▶ **What is needed**
Wherever "matplotlib" appears in a line, copy that line.

▶ **Available data**
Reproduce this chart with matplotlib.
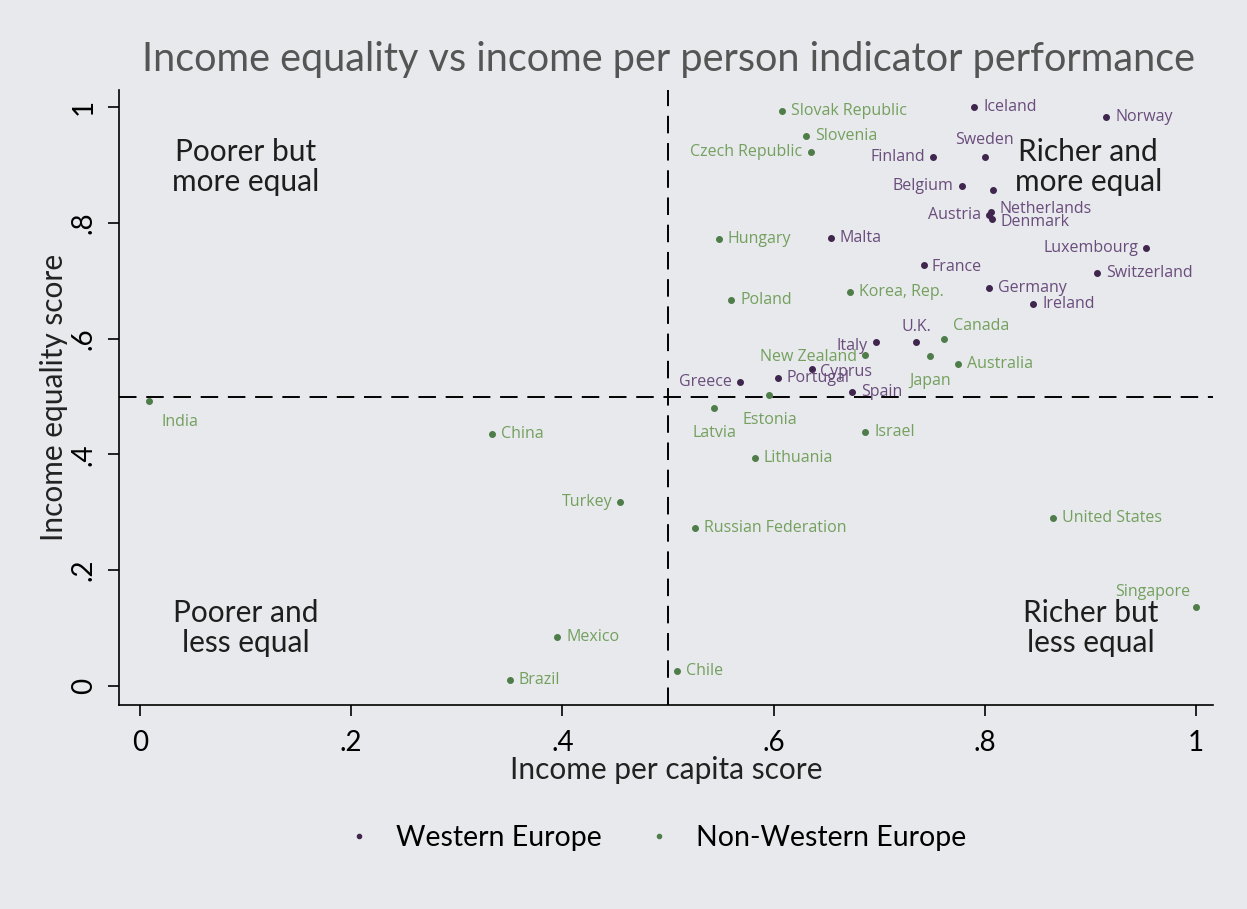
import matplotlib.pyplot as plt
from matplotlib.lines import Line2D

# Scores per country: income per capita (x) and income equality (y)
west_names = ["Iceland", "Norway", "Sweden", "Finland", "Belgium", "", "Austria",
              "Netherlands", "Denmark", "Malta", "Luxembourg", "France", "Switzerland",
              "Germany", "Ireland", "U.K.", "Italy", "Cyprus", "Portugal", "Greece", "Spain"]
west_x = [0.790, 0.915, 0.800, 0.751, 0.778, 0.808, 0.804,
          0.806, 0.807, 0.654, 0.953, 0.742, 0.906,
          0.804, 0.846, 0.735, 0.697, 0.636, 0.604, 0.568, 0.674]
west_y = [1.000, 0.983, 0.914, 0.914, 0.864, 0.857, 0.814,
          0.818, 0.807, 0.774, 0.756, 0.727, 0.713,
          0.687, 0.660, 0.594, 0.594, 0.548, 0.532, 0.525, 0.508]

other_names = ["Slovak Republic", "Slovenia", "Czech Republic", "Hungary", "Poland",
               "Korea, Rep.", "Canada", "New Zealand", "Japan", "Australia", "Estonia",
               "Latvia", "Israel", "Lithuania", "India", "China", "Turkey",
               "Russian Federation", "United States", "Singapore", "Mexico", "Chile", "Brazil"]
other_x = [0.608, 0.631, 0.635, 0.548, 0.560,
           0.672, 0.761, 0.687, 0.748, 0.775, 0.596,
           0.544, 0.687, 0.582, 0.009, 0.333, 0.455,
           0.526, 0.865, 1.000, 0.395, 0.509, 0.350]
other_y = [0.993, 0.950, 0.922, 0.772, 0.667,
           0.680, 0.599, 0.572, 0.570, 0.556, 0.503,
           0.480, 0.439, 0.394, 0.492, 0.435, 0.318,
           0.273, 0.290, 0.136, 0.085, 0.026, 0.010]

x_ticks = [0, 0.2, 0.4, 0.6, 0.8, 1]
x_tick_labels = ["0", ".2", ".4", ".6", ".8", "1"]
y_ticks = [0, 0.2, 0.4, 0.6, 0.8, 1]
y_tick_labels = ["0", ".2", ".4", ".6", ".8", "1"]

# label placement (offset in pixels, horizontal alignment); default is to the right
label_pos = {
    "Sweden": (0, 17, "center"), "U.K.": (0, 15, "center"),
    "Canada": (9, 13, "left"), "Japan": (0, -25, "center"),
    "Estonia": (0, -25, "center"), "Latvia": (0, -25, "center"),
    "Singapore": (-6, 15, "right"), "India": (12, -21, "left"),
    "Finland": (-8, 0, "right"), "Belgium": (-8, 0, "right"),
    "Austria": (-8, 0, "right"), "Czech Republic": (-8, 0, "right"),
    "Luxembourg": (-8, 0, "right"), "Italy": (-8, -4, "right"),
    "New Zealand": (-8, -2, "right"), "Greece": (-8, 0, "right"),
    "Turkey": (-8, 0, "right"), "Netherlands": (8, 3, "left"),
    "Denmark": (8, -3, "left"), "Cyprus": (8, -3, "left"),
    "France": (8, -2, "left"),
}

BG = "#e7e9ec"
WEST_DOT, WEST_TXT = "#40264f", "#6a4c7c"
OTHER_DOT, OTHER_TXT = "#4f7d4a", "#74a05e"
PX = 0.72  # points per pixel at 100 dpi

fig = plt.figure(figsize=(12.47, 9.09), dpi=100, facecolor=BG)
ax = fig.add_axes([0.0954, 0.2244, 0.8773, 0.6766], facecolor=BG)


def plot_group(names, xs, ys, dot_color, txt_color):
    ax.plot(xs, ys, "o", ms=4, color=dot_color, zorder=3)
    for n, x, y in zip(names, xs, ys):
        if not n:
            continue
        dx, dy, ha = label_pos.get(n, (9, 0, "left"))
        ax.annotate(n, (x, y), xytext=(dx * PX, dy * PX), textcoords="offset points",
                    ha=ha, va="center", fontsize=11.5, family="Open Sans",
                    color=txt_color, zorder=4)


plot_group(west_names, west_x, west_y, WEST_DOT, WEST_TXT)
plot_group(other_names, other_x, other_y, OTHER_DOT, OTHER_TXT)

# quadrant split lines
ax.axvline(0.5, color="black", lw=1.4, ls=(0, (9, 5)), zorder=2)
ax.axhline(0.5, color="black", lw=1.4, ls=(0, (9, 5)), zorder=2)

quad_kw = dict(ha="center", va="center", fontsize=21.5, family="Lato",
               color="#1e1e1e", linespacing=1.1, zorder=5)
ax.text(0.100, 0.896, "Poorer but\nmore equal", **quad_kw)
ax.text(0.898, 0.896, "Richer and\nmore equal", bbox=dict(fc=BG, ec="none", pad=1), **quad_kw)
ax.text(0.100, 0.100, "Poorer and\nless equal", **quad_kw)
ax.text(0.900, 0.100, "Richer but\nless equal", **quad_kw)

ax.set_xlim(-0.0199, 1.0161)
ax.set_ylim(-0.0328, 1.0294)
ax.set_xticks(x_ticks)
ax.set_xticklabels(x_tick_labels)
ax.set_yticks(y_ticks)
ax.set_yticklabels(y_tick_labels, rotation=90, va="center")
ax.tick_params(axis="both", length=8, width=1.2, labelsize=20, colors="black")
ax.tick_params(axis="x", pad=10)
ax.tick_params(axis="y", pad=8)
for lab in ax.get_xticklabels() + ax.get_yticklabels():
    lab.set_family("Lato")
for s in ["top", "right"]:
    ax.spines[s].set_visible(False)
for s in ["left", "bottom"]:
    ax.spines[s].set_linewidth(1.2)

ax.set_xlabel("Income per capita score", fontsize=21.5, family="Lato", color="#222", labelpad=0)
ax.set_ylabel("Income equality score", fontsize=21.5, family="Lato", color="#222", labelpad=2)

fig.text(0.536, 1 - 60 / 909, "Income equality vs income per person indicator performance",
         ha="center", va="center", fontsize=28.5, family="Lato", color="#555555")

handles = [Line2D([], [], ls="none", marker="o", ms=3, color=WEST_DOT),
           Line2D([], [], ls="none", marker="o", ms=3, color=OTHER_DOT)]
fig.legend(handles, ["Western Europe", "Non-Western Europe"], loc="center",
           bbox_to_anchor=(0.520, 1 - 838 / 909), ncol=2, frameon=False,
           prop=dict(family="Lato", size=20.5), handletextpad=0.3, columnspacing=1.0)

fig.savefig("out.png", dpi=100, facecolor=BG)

▶ **Solution**
Reproduce this chart with matplotlib.
import matplotlib.pyplot as plt
from matplotlib.lines import Line2D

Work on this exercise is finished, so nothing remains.